[WHAT THE EXERCISE ASKS] Each entry below should be returned exactly as is, with the pictures removed.

Plotting code records:
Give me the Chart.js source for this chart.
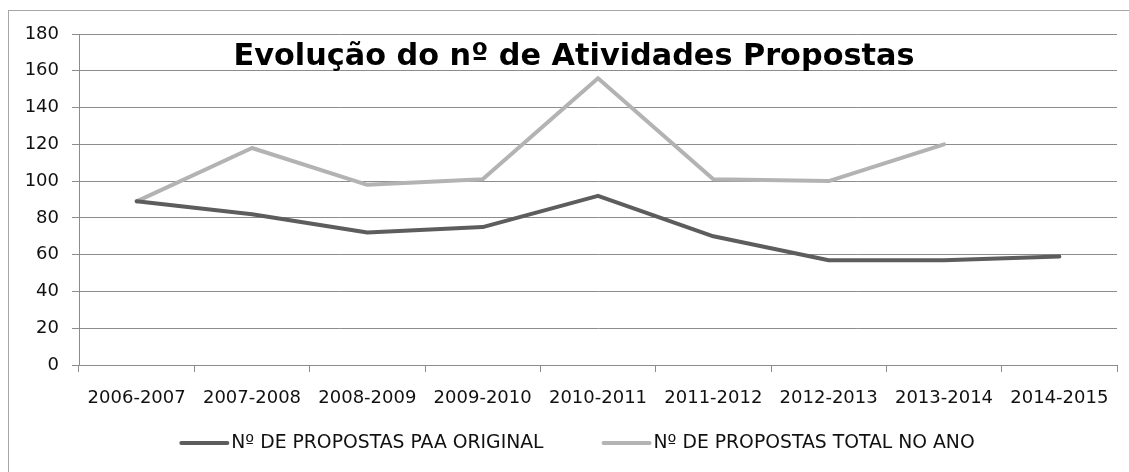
<!DOCTYPE html>
<html lang="pt">
<head>
<meta charset="utf-8">
<title>Evolução do nº de Atividades Propostas</title>
<script src="https://cdn.jsdelivr.net/npm/chart.js@4/dist/chart.umd.min.js"></script>
<style>
  html, body { margin: 0; padding: 0; background: #fff; overflow: hidden; }
  #wrap { position: relative; width: 1129px; height: 472px; }
  /* moldura da área do gráfico */
  #frame { position: absolute; left: 8px; top: 10px; width: 1300px; height: 600px;
           border-left: 1px solid #a6a6a6; border-top: 1px solid #a6a6a6; }
  #chart { position: absolute; left: 0; top: 0; }
</style>
</head>
<body>
<div id="wrap">
  <div id="frame"></div>
  <canvas id="chart" width="1129" height="472"></canvas>
</div>
<script>
// Dados
const categories = ['2006-2007', '2007-2008', '2008-2009', '2009-2010', '2010-2011',
                    '2011-2012', '2012-2013', '2013-2014', '2014-2015'];
const paaOriginal = [89, 82, 72, 75, 92, 70, 57, 57, 59];
const totalAno = [89, 118, 98, 101, 156, 101, 100, 120, null];
const yTicks = [0, 20, 40, 60, 80, 100, 120, 140, 160, 180];

const titleText = 'Evolução do nº de Atividades Propostas';
const font = 'DejaVu Sans';

const dark = '#5d5d5d';
const light = '#b3b3b3';
const gridColor = '#8c8c8c';
const textColor = '#111';

// Título sobreposto à área do gráfico (como no Excel)
const overlayTitle = {
    id: 'overlayTitle',
    afterDatasetsDraw(chart) {
        const ctx = chart.ctx;
        ctx.save();
        ctx.font = 'bold 30.3px "' + font + '"';
        ctx.fillStyle = '#000';
        ctx.textAlign = 'center';
        ctx.textBaseline = 'alphabetic';
        ctx.fillText(titleText, 574, 65);
        ctx.restore();
    }
};

// Legenda estilo Excel: traço de 50px colado ao texto
const excelLegend = {
    id: 'excelLegend',
    afterDraw(chart) {
        const ctx = chart.ctx;
        ctx.save();
        ctx.font = '18.8px "' + font + '"';
        const items = chart.data.datasets.map(ds => ({
            text: ds.label, color: ds.borderColor, w: ctx.measureText(ds.label).width
        }));
        const lineW = 50, gap = 2, itemGap = 58;
        const total = items.reduce((s, it) => s + lineW + gap + it.w, 0) + itemGap * (items.length - 1);
        let x = 577 - total / 2;
        const y = 443;
        items.forEach(it => {
            ctx.strokeStyle = it.color;
            ctx.lineWidth = 4;
            ctx.lineCap = 'round';
            ctx.beginPath();
            ctx.moveTo(x + 2, y);
            ctx.lineTo(x + lineW - 2, y);
            ctx.stroke();
            ctx.fillStyle = textColor;
            ctx.textAlign = 'left';
            ctx.textBaseline = 'middle';
            ctx.fillText(it.text, x + lineW + gap, y);
            x += lineW + gap + it.w + itemGap;
        });
        ctx.restore();
    }
};

new Chart(document.getElementById('chart'), {
    type: 'line',
    data: {
        labels: categories,
        datasets: [{
            label: 'Nº DE PROPOSTAS PAA ORIGINAL',
            data: paaOriginal,
            borderColor: dark,
            backgroundColor: dark,
            borderWidth: 4,
            pointRadius: 0,
            tension: 0,
            borderJoinStyle: 'round',
            borderCapStyle: 'round'
        }, {
            label: 'Nº DE PROPOSTAS TOTAL NO ANO',
            data: totalAno,
            borderColor: light,
            backgroundColor: light,
            borderWidth: 4,
            pointRadius: 0,
            tension: 0,
            borderJoinStyle: 'round',
            borderCapStyle: 'round'
        }]
    },
    options: {
        responsive: false,
        animation: false,
        layout: { padding: { left: 15, right: 12, top: 34, bottom: 5 } },
        plugins: {
            title: { display: false },
            tooltip: { enabled: false },
            legend: { display: false }
        },
        scales: {
            x: {
                offset: true,
                grid: { offset: true, drawOnChartArea: false, color: gridColor, tickLength: 7 },
                border: { color: gridColor },
                ticks: { color: textColor, padding: 16, maxRotation: 0, autoSkip: false,
                         font: { family: font, size: 18 } },
                afterFit: s => { s.height = 102; }
            },
            y: {
                min: 0,
                max: 180,
                afterBuildTicks: s => { s.ticks = yTicks.map(v => ({ value: v })); },
                grid: { color: gridColor, tickLength: 7 },
                border: { color: gridColor },
                ticks: { color: textColor, padding: 13, font: { family: font, size: 18 } },
                afterFit: s => { s.width = 64; }
            }
        }
    },
    plugins: [overlayTitle, excelLegend]
});
</script>
</body>
</html>
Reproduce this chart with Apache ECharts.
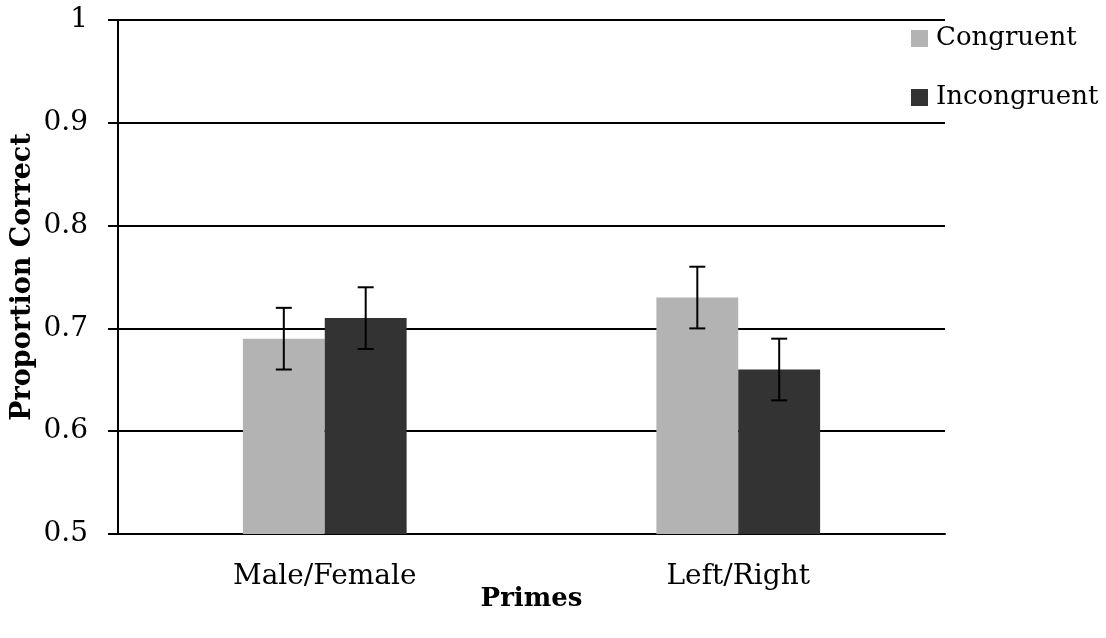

[RESPONSE FOR THIS EXERCISE]
Give me the Chart.js source for this chart.
<!DOCTYPE html>
<html lang="pt">
<head>
<meta charset="utf-8">
<title>Evolução do nº de Atividades Propostas</title>
<script src="https://cdn.jsdelivr.net/npm/chart.js@4/dist/chart.umd.min.js"></script>
<style>
  html, body { margin: 0; padding: 0; background: #fff; overflow: hidden; }
  #wrap { position: relative; width: 1129px; height: 472px; }
  /* moldura da área do gráfico */
  #frame { position: absolute; left: 8px; top: 10px; width: 1300px; height: 600px;
           border-left: 1px solid #a6a6a6; border-top: 1px solid #a6a6a6; }
  #chart { position: absolute; left: 0; top: 0; }
</style>
</head>
<body>
<div id="wrap">
  <div id="frame"></div>
  <canvas id="chart" width="1129" height="472"></canvas>
</div>
<script>
// Dados
const categories = ['2006-2007', '2007-2008', '2008-2009', '2009-2010', '2010-2011',
                    '2011-2012', '2012-2013', '2013-2014', '2014-2015'];
const paaOriginal = [89, 82, 72, 75, 92, 70, 57, 57, 59];
const totalAno = [89, 118, 98, 101, 156, 101, 100, 120, null];
const yTicks = [0, 20, 40, 60, 80, 100, 120, 140, 160, 180];

const titleText = 'Evolução do nº de Atividades Propostas';
const font = 'DejaVu Sans';

const dark = '#5d5d5d';
const light = '#b3b3b3';
const gridColor = '#8c8c8c';
const textColor = '#111';

// Título sobreposto à área do gráfico (como no Excel)
const overlayTitle = {
    id: 'overlayTitle',
    afterDatasetsDraw(chart) {
        const ctx = chart.ctx;
        ctx.save();
        ctx.font = 'bold 30.3px "' + font + '"';
        ctx.fillStyle = '#000';
        ctx.textAlign = 'center';
        ctx.textBaseline = 'alphabetic';
        ctx.fillText(titleText, 574, 65);
        ctx.restore();
    }
};

// Legenda estilo Excel: traço de 50px colado ao texto
const excelLegend = {
    id: 'excelLegend',
    afterDraw(chart) {
        const ctx = chart.ctx;
        ctx.save();
        ctx.font = '18.8px "' + font + '"';
        const items = chart.data.datasets.map(ds => ({
            text: ds.label, color: ds.borderColor, w: ctx.measureText(ds.label).width
        }));
        const lineW = 50, gap = 2, itemGap = 58;
        const total = items.reduce((s, it) => s + lineW + gap + it.w, 0) + itemGap * (items.length - 1);
        let x = 577 - total / 2;
        const y = 443;
        items.forEach(it => {
            ctx.strokeStyle = it.color;
            ctx.lineWidth = 4;
            ctx.lineCap = 'round';
            ctx.beginPath();
            ctx.moveTo(x + 2, y);
            ctx.lineTo(x + lineW - 2, y);
            ctx.stroke();
            ctx.fillStyle = textColor;
            ctx.textAlign = 'left';
            ctx.textBaseline = 'middle';
            ctx.fillText(it.text, x + lineW + gap, y);
            x += lineW + gap + it.w + itemGap;
        });
        ctx.restore();
    }
};

new Chart(document.getElementById('chart'), {
    type: 'line',
    data: {
        labels: categories,
        datasets: [{
            label: 'Nº DE PROPOSTAS PAA ORIGINAL',
            data: paaOriginal,
            borderColor: dark,
            backgroundColor: dark,
            borderWidth: 4,
            pointRadius: 0,
            tension: 0,
            borderJoinStyle: 'round',
            borderCapStyle: 'round'
        }, {
            label: 'Nº DE PROPOSTAS TOTAL NO ANO',
            data: totalAno,
            borderColor: light,
            backgroundColor: light,
            borderWidth: 4,
            pointRadius: 0,
            tension: 0,
            borderJoinStyle: 'round',
            borderCapStyle: 'round'
        }]
    },
    options: {
        responsive: false,
        animation: false,
        layout: { padding: { left: 15, right: 12, top: 34, bottom: 5 } },
        plugins: {
            title: { display: false },
            tooltip: { enabled: false },
            legend: { display: false }
        },
        scales: {
            x: {
                offset: true,
                grid: { offset: true, drawOnChartArea: false, color: gridColor, tickLength: 7 },
                border: { color: gridColor },
                ticks: { color: textColor, padding: 16, maxRotation: 0, autoSkip: false,
                         font: { family: font, size: 18 } },
                afterFit: s => { s.height = 102; }
            },
            y: {
                min: 0,
                max: 180,
                afterBuildTicks: s => { s.ticks = yTicks.map(v => ({ value: v })); },
                grid: { color: gridColor, tickLength: 7 },
                border: { color: gridColor },
                ticks: { color: textColor, padding: 13, font: { family: font, size: 18 } },
                afterFit: s => { s.width = 64; }
            }
        }
    },
    plugins: [overlayTitle, excelLegend]
});
</script>
</body>
</html>
Reproduce this chart with Apache ECharts.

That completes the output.